# FABULOUSNESS!! Yma Sumac does Mambo Queen of the Night.



## Seattleoperafan (Mar 24, 2013)

Remember she was also a baritone!!!!!!!! This fun!!!




. Thanks Woodduck.


----------



## Dan Ante (May 4, 2016)

She was a soprano with a range of 4 1/2 to 5 octaves but yes I remember her well.


----------



## nina foresti (Mar 11, 2014)

_Songs of the Xtabay_. What a gal!


----------



## Dan Ante (May 4, 2016)

Yes indeed I had a look on YT and found this.


----------



## Seattleoperafan (Mar 24, 2013)

Dan Ante said:


> Yes indeed I had a look on YT and found this.


This is one of my favorite of her songs. One of a kind.


----------



## Pugg (Aug 8, 2014)

Yma Sumac - Chicken Talk
Sunning technique.


----------



## Woodduck (Mar 17, 2014)

Seattleoperafan said:


> Remember she was also a baritone!!!!!!!! This fun!!!


Did you intend to post a link here? This one?


----------



## Seattleoperafan (Mar 24, 2013)

Woodduck said:


> Did you intend to post a link here? This one?


One should never post in a hurry! Thanks Woodduck. I changed my initital entry.


----------



## Woodduck (Mar 17, 2014)

Seattleoperafan said:


> One should never post in a hurry! Thanks Woodduck. I changed my initital entry.


I get plenty of practice at that. Sometimes I send people links by email and forget to include the link.


----------



## Larkenfield (Jun 5, 2017)

Sensational voice. No one like her ever. She could cast a Mayan-Incan spell and she was a looker, too, beautiful and exotic.
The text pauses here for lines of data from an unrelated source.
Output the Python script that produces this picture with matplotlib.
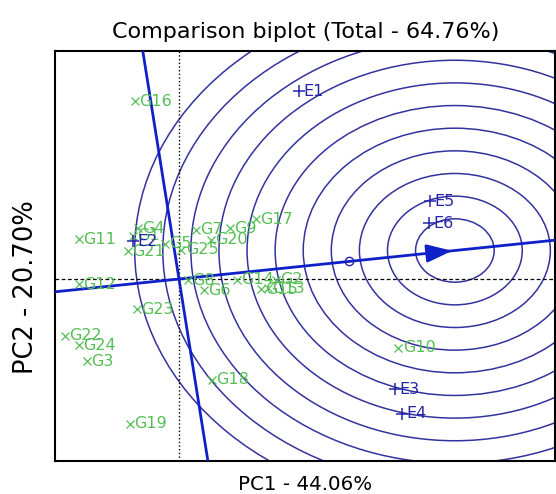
import matplotlib
matplotlib.use('Agg')
import matplotlib.pyplot as plt
from matplotlib.patches import Circle

# genotype scores (PC1, PC2)
gen_names = ['G1', 'G2', 'G3', 'G4', 'G5', 'G6', 'G7', 'G8', 'G9', 'G10',
             'G11', 'G12', 'G13', 'G14', 'G15', 'G16', 'G17', 'G18', 'G19', 'G20',
             'G21', 'G22', 'G23', 'G24', 'G25']
gen_pc1 = [-0.74, 1.57, -1.49, -0.66, -0.23, 0.40, 0.27, 0.15, 0.82, 3.54,
           -1.62, -1.61, 1.44, 0.93, 1.33, -0.71, 1.24, 0.53, -0.79, 0.52,
           -0.83, -1.84, -0.67, -1.61, 0.04]
gen_pc2 = [0.86, -0.02, -1.64, 1.01, 0.70, -0.23, 0.98, -0.03, 1.01, -1.37,
           0.79, -0.11, -0.19, -0.02, -0.21, 3.55, 1.20, -2.02, -2.90, 0.78,
           0.56, -1.14, -0.61, -1.32, 0.58]

# environment scores
env_names = ['E1', 'E2', 'E3', 'E4', 'E5', 'E6']
env_pc1 = [1.94, -0.74, 3.48, 3.60, 4.05, 4.03]
env_pc2 = [3.75, 0.75, -2.20, -2.69, 1.55, 1.11]

# ideal genotype and average environment
ideal = (4.45, 0.57)
aec_mean = (2.74, 0.36)
ring_radii = [0.634, 1.087, 1.540, 1.993, 2.446, 2.899, 3.352, 3.805, 4.258, 4.711, 5.164]

title = 'Comparison biplot (Total - 64.76%)'
xlab = 'PC1 - 44.06%'
ylab = 'PC2 - 20.70%'

green = '#55BE55'
blue = '#1020C8'
navy = '#2424A8'
ring_col = '#33339F'

fig = plt.figure(figsize=(5.56, 4.94), dpi=100)
ax = fig.add_axes([55 / 556, 33 / 494, 500 / 556, 410 / 494])

for r in ring_radii:
    ax.add_patch(Circle(ideal, r, fill=False, edgecolor=ring_col, lw=1.1, zorder=1))

ax.axvline(0, color='black', lw=1.0, ls=':', zorder=2)
ax.axhline(0, color='black', lw=0.9, ls=(0, (3, 2)), zorder=2)

slope = ideal[1] / ideal[0]
ax.axline((0, 0), ideal, color=blue, lw=2, zorder=3)
ax.axline((0, 0), slope=-1 / slope, color=blue, lw=2, zorder=3)
ax.annotate('', xy=ideal, xytext=(ideal[0] - 0.5, ideal[1] - 0.5 * slope),
            arrowprops=dict(arrowstyle='-|>,head_length=0.7,head_width=0.25',
                            color=blue, lw=2, mutation_scale=22), zorder=4)
ax.plot(*aec_mean, 'o', mfc='none', mec=navy, ms=6, mew=1.0, zorder=4)

ax.plot(gen_pc1, gen_pc2, 'x', color=green, ms=6, mew=0.9, ls='none', zorder=5)
for n, x, y in zip(gen_names, gen_pc1, gen_pc2):
    ax.annotate(n, (x, y), xytext=(3, 0), textcoords='offset points',
                color=green, fontsize=11.5, va='center', ha='left', zorder=5)

ax.plot(env_pc1, env_pc2, '+', color=navy, ms=9, mew=1.1, ls='none', zorder=6)
for n, x, y in zip(env_names, env_pc1, env_pc2):
    ax.annotate(n, (x, y), xytext=(3, 0), textcoords='offset points',
                color=navy, fontsize=11.5, va='center', ha='left', zorder=6)

ax.set_xlim(-2.0, 6.065)
ax.set_ylim(-3.64, 4.56)
ax.set_xticks([])
ax.set_yticks([])
for sp in ax.spines.values():
    sp.set_linewidth(1.5)

fig.text(306 / 556, 1 - 38 / 494, title, ha='center', va='baseline', fontsize=16)
fig.text(305 / 556, 1 - 490 / 494, xlab, ha='center', va='baseline', fontsize=14.3)
fig.text(26 / 556, 1 - 287 / 494, ylab, ha='center', va='center', rotation=90, fontsize=18.5)

fig.savefig('out.png', dpi=100)
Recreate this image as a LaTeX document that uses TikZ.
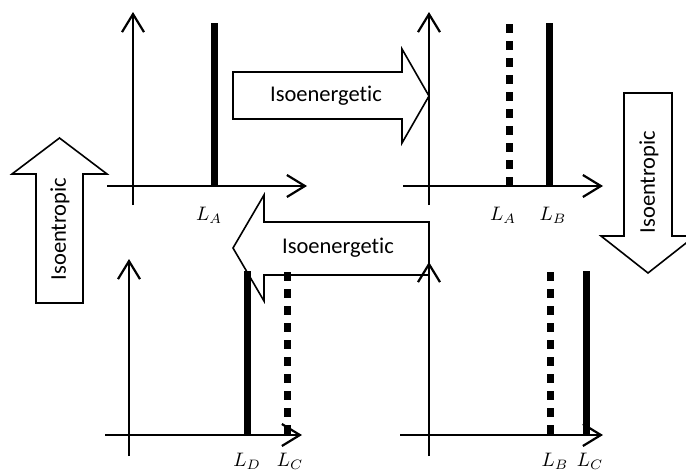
\documentclass[tikz,border=0pt]{standalone}
\usepackage{graphicx}
\usepackage{fontspec}
\setmainfont{Carlito}[Ligatures=NoCommon]
\usetikzlibrary{arrows.meta}
\newcommand{\biglbl}[1]{\scalebox{1.95}{$#1$}}
\begin{document}
\begin{tikzpicture}[x=1pt,y=-1pt,
 axis/.style={line width=2.2pt,-{Straight Barb[length=18pt,width=22pt]}},
 blockarrow/.style={draw=black,line width=1.6pt,fill=white,line join=miter},
 solidbar/.style={line width=7pt},
 dotbar/.style={line width=7pt,dash pattern=on 9pt off 8pt},
 lbl/.style={inner sep=0pt},
 arrtext/.style={font=\fontsize{22.5}{26}\selectfont,inner sep=0pt}]
\clip (0,0) rectangle (686,474);
% block arrows
\draw[blockarrow] (36,303) -- (36,174) -- (12,174) -- (59.5,138) -- (107,174) -- (83,174) -- (83,303) -- cycle;
\draw[blockarrow] (233,72) -- (402,72) -- (402,49) -- (429,96) -- (402,143) -- (402,119) -- (233,119) -- cycle;
\draw[blockarrow] (429,222) -- (264,222) -- (264,195) -- (233,248) -- (264,301) -- (264,275) -- (429,275) -- cycle;
\draw[blockarrow] (624,93) -- (672,93) -- (672,236) -- (695,236) -- (648,273) -- (601,236) -- (624,236) -- cycle;
\node[arrtext] (t1) at (326,96) {Isoenergetic};
\node[arrtext] (t2) at (338,248) {Isoenergetic};
\node[arrtext,rotate=90] (t3) at (60,229) {Isoentropic};
\node[arrtext,rotate=90] (t4) at (649,182) {Isoentropic};
% top-left panel
\draw[axis] (133,205) -- (133,12);
\draw[axis] (107,186) -- (307,186);
\draw[solidbar] (214,23) -- (214,186);
\node[lbl] (la1) at (209,215) {\biglbl{L_A}};
% top-right panel
\draw[axis] (429,205) -- (429,12);
\draw[axis] (403,186) -- (603,186);
\draw[dotbar] (509,24) -- (509,186);
\draw[solidbar] (549,23) -- (549,186);
\node[lbl] (la2) at (503,215) {\biglbl{L_A}};
\node[lbl] (lb1) at (553,215) {\biglbl{L_B}};
% bottom-left panel
\draw[axis] (129,456) -- (129,259);
\draw[axis] (105,435) -- (302,435);
\draw[solidbar] (247,271) -- (247,435);
\draw[dotbar] (287,272) -- (287,435);
\node[lbl] (ld) at (247,461) {\biglbl{L_D}};
\node[lbl] (lc1) at (290,461) {\biglbl{L_C}};
% bottom-right panel
\draw[axis] (429,456) -- (429,262);
\draw[axis] (400,435) -- (603,435);
\draw[dotbar] (550,272) -- (550,435);
\draw[solidbar] (586,271) -- (586,435);
\node[lbl] (lb2) at (555,461) {\biglbl{L_B}};
\node[lbl] (lc2) at (590,461) {\biglbl{L_C}};
\end{tikzpicture}
\end{document}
Duet with flute from her concert in Russia: To me - thrilling!


----------



## Barelytenor (Nov 19, 2011)

The 1950s gossip columnist Walter Winchell got hold of something that Yma Sumac's band members apparently started only as a joke: That she was in reality a Brooklyn housewife named Amy Camus (a palindrome, for those of us who are "Madam, I'm Adam" and "A Man, A Plan, A Canal, Panama" fans). Winchell's repetition of this harmless joke did a lot of damage to Sumac's reputation, as she was supposedly a Peruvian princess.

I have known and ("admired" is the wrong word ... "been fascinated by" is better) her voice for a long time. She belongs in my Freak Voices collection, along with Erna Sack "Die Deutsche Nachtigall," Mado Robin, "Lark Ellen," aka Ellen Beach Yaw, and Ivan Rebroff.

Here's a link to a Google books version of the Winchell/Amy Camus bit:

https://books.google.com/books?id=eZdWgNd68MgC&pg=PA53&lpg=PA53&dq=Amy+Camus+Walter+Winchell&source=bl&ots=YaUjCbcc6X&sig=yXuPwf1br_VevcC2it_4MTlgrgA&hl=en&sa=X&ved=0ahUKEwjbn-26hq_XAhWLLSYKHX03Ao8Q6AEINjAC#v=onepage&q=Amy%20Camus%20Walter%20Winchell&f=false

Kind regards, :tiphat:

George


----------



## Seattleoperafan (Mar 24, 2013)

George, if you see her interviewed it is clear she is Latin American, not a Brooklyn Jew Thanks for the history of that story about her. She was so very beautiful!!!!. Her voice was amazing. Despite the range, the coloring is basically darker. She made an opera album. Her voice may not have projected without a microphone, but sang that way for years without damaging her voice, so her technique must have been solid.... unlike Mariah Carey, LOL. She was self taught.


----------



## Barelytenor (Nov 19, 2011)

Yes, of course she is Latina, Seattleoperafan, and I was not suggesting anything to the contrary. She got a bum rap because of a gossipy newspaperman trying to fill up white space regardless of whom he hurt.

I have four of her CDs (coincidentally, she lines up in my collection right next to Joan Sutherland): Legend of the Sun Virgin; The Ultimate Yma Sumac Collection; Voice of the Xtabay; and Fuego del Ande.

Kind regards, :tiphat:

George


----------



## The Conte (May 31, 2015)

She doesn't have the range, daaaaaaarling!








N.


----------